SMEs account for 99.7% of Japan's 4.2 million companies, according to Japan's Ministry of Economy, Trade and Industry. So the world's third biggest economy is driven by minor establishments, not the giants everybody knows outside of Japan.

These SMEs are often conservative, if not downright Luddite, says Mr Otokozawa.
"They usually use postal mail, or fax for their communications. We sometimes receive a fax, written by hand which means such firms don't even use word processing software like Word."

Bureaucratic

But even some bigger, modern global firms seem mired in digital backwardness, although finding people willing to go on the record about the phenomenon is difficult in a culture where devotion to one's employer is the norm.
"Eventually you accept that a company whose pride is its cutting-edge tech image makes employees use an email service that looks circa 1997," goes a recent anonymous tweet from an employee of a well-known blue chip Japanese technology firm.

Speaking to the BBC on grounds of anonymity the tweeter - Twitter handle The Hopeful Monster - revealed more about his company's paradoxical attitude towards office technology.
"For email and internal communication we used Cyboz, which was text-only, and we were allowed a minuscule amount of server space, so deleting and/or transferring old emails because your allotted space was full was a near-monthly activity."

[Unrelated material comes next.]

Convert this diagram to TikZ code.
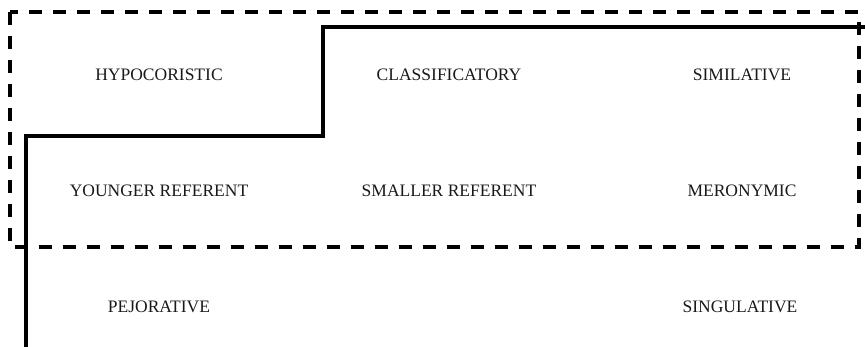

Burning data onto discs and delivering them through the post, accompanied by a data submission form "filled out by hand," was encouraged by managers.
And when software updates or the adoption of collaborative tools like Basecamp and Dropbox were suggested, management spurned them, he maintains.
An "overzealous approach to problem prevention was typically to forbid new software from being installed," he adds.

'Remorselessly conservative'

If such alleged behaviour is typical, it could explain Japanese firms' productivity crisis, says Rochelle Kopp, founder of Japan Intercultural Consulting, an international training and consulting firm focused on Japanese business.
With one foot in Tokyo and another in Silicon Valley, she says: "US workers are much more productive because they have access to the best technology - the US is at the technological frontier."

Japan's failure to ditch its analogue habits and go digital means its "companies are losing out on productivity boosters," says Ms Kopp, who used to work in a large Japanese firm for several years.
"Japanese IT departments are remorselessly conservative and hate to connect their computers to the outside world. They fear data theft and hacking, which also makes them fear abroad."
One female office worker in a global logistics company in Tokyo - again speaking on condition of anonymity - says: "Japanese hesitate to use anything new in the office."

She says the attitude tends to be "vincible ignorance" - what Aldous Huxley described as "not knowing because we don't want to".
Consequently, Japan's non-manufacturing productivity, despite the long hours worked, is the worst in the OECD countries and roughly half that of the US.

Humans not robots

As Martin Ford, author of Rise of the Robots points out, the more advanced your IT, the more likely it is to replace you.
So despite the tech-loving public image, much of corporate Japan seems intent on circling the wagons against automation and using people rather than machines wherever possible. After all, those faxes don't pick up themselves.

Such overstaffing may help keep the country's unemployment rate down at 3.4%, but it also keeps productivity down, too - not to mention entrepreneurialism.
Whether such an approach can stave off the rise of artificial intelligence, robots and automation in a world moving from a commodity-based economy to one based on intellectual capital, seems unlikely.
But corporate Japan seems intent on trying.